The Twins have been working on their comebacks from large deficits lately. But, despite scoring 16 runs over their past two games, they still have two losses to show for it.

They suffered another agonizing defeat Thursday night, when they dug an early huge hole in the opener of an 11-game homestand but began barreling pitches against a shaky Cleveland bullpen to tie the score. While trying to come up with one final run, they watched Indians star Francisco Lindor cap a signature performance with a solo homer in the eighth inning off Addison Reed to lead the Indians to a 9-8 victory at Target Field.

Now the Twins have lost seven of their past eight games and are eight games under .500. After falling behind 9-0 and 8-0 the past two nights, they have every reason to be frustrated. But Miguel Sano, whose three-run homer in the seventh created the 8-8 tie, said that is not the case.

"We come back late in the game and started hitting," Sano said. "This was a great game because we kept fighting and competed."

The Twins turned boos in the early innings into cheers from the announced crowd of 19,148. Maybe this was the night they would complete the largest comeback victory in club history. But Lindor would have none of that.

The All-Star shorstop finished off a lengthy at-bat against Reed by punishing a fat slider over the fence in straightaway center. Lindor was ridiculous all night, going 4-for-5 with two homers, two doubles, four RBI and three runs scored.

Reed fell to 1-4 on the season — the four home runs he has given up responsible for all four losses.

"A cement-mixer slider right down the middle to a pretty good hitter," said Reed, pitching in his fifth game in the past seven days. "That combination is never good, and he did what he was supposed to do with it."

Twins manager Paul Molitor has become a little miffed by mistakes his team has made in recent days. He gathered the team at second base before the game, with a message that players need to clean up their game, baserunning, defense, situational hitting. Everything.

"No excuses," Molitor said before the game. "There's no sympathy being thrown our way. You've got to go out and try to find a way to play better."

So much for the talk, as Cleveland took a 8-0 lead through four innings, and Twins looked awful during it.

Brian Dozier — a 2017 Gold Glove winner at second base — dropped a routine pop fly to short right field.
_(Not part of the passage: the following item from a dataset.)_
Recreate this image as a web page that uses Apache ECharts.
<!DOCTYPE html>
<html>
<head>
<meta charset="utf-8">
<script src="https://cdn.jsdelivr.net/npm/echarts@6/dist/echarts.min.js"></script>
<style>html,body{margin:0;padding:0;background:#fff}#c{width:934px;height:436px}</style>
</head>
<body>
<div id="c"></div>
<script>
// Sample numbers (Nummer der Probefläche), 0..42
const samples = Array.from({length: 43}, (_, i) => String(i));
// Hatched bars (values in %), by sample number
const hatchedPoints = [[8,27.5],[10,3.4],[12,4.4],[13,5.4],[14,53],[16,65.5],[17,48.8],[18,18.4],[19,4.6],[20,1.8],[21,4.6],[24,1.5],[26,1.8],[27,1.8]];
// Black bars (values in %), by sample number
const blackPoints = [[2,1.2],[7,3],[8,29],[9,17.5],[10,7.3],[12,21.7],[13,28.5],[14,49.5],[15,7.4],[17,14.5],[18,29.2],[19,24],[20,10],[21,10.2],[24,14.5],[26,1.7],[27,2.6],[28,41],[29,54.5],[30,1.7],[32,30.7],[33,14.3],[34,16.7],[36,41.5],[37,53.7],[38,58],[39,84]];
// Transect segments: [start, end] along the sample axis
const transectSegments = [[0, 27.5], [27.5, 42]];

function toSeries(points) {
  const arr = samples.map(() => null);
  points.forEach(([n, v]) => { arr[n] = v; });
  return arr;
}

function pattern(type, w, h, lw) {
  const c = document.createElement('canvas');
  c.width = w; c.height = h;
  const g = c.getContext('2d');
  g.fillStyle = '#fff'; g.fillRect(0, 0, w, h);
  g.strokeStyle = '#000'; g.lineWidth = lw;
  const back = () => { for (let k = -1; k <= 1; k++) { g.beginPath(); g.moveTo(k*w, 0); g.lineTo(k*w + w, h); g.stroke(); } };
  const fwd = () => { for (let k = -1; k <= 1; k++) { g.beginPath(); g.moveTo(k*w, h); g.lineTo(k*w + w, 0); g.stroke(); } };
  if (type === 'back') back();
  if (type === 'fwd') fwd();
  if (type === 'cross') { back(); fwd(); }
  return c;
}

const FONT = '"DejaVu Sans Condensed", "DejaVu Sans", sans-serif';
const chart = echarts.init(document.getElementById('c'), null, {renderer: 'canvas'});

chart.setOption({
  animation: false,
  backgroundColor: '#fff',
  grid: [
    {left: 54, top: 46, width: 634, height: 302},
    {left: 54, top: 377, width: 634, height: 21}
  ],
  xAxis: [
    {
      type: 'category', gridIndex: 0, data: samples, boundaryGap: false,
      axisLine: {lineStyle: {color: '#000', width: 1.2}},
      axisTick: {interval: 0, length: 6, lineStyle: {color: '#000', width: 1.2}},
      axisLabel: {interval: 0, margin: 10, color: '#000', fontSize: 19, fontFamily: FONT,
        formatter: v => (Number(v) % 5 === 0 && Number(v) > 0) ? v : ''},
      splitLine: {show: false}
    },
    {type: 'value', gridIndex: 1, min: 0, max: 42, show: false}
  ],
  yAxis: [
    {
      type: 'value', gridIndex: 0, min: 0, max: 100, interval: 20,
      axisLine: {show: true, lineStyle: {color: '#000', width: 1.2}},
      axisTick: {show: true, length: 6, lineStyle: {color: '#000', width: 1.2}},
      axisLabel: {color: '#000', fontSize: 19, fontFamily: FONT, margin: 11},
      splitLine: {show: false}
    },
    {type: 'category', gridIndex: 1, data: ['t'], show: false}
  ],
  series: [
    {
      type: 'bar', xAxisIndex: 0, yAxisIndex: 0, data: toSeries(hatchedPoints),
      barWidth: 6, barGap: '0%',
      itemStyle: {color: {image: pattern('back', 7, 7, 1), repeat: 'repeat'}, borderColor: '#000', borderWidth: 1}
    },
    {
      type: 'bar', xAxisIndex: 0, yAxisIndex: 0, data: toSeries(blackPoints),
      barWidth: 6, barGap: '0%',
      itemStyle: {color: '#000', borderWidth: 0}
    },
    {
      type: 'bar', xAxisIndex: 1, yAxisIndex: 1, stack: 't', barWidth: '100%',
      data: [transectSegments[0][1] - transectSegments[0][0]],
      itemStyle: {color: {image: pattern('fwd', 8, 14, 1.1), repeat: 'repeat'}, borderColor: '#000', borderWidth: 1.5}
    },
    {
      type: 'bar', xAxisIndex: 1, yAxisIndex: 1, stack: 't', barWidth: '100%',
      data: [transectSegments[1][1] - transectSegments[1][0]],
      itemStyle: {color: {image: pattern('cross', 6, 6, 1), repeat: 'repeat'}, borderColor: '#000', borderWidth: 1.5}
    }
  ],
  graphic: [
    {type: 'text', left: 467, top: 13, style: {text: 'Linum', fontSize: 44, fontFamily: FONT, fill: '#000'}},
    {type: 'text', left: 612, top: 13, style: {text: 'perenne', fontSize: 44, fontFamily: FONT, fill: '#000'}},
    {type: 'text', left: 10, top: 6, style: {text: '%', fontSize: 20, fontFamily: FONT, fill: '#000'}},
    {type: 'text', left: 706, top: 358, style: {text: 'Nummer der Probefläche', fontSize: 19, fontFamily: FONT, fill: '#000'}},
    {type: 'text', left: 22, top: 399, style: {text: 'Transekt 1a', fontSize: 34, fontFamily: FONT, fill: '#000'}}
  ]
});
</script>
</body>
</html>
Catcher Mitch Garver fumbled a throw from the outfield that would have nabbed Edwin Encarnacion at the plate.

Eddie Rosario was picked off first on the back end of a strikeout by Sano.
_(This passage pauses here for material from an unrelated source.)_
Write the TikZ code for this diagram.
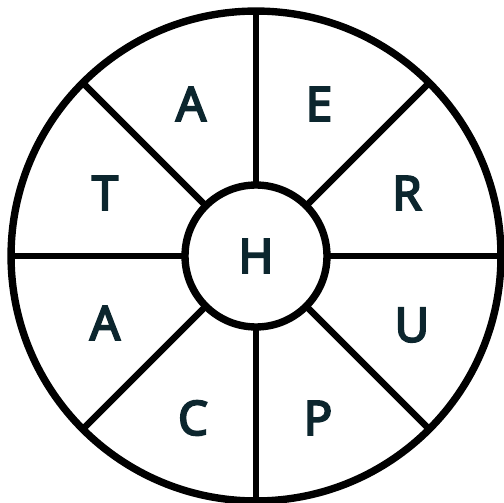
\documentclass[tikz,border=0pt]{standalone}
\usepackage{fontspec}
\newfontfamily\ltrfont[FakeBold=4]{Noto Sans}
\usetikzlibrary{positioning}
\definecolor{clrL}{RGB}{12,38,46}

\begin{document}
\begin{tikzpicture}[x=0.02cm,y=-0.02cm,
   rim/.style={circle,draw=black,line width=4.2pt,minimum size=9.8cm,
     inner sep=0pt,outer sep=0pt},
   hub/.style={circle,draw=black,fill=white,line width=4.2pt,minimum size=2.84cm,
     inner sep=0pt,outer sep=0pt,text=clrL,
     font=\ltrfont\fontsize{27}{27}\selectfont},
   ltr/.style={text=clrL,inner sep=0pt,
     font=\ltrfont\fontsize{27}{27}\selectfont},
   spoke/.style={draw=black,line width=3.8pt}]

  \useasboundingbox (0,0) rectangle (504,503);

  \node[rim] (rim) at (256,256) {};
  \node[hub] (hub) at (256,256) {H};

  \foreach \a in {0,45,...,315}
    \draw[spoke] (hub.\a) -- (rim.\a);

  \node[ltr] (la1) at (191,104) {A};
  \node[ltr] (le)  at (319,104) {E};
  \node[ltr] (lt)  at (105,193) {T};
  \node[ltr] (lr)  at (407,193) {R};
  \node[ltr] (la2) at (105,323) {A};
  \node[ltr] (lu)  at (412,325) {U};
  \node[ltr] (lc)  at (193,418) {C};
  \node[ltr] (lp)  at (318,418) {P};
\end{tikzpicture}
\end{document}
And Jake Odorizzi lasted only 3⅔ innings, giving up those eight runs.

But just as they did Wednesday, the Twins responded. Back-to-back singles by Robbie Grossman and Ryan LaMarre in the fifth inning produced two runs. Back-to-back home runs by Logan Morrison and Eduardo Escobar in the sixth made it 8-4.

Then Rosario's RBI single in the seventh preceded Sano's tying blast off Zach McAllister.

But Lindor spoiled the rally.

"We got some big hits to enable that to happen," Molitor said. "… Lindor took some tough pitches before he got one that was a bit of a mistake and he didn't miss it again. You get 12 total bases in a night, that's a pretty good night."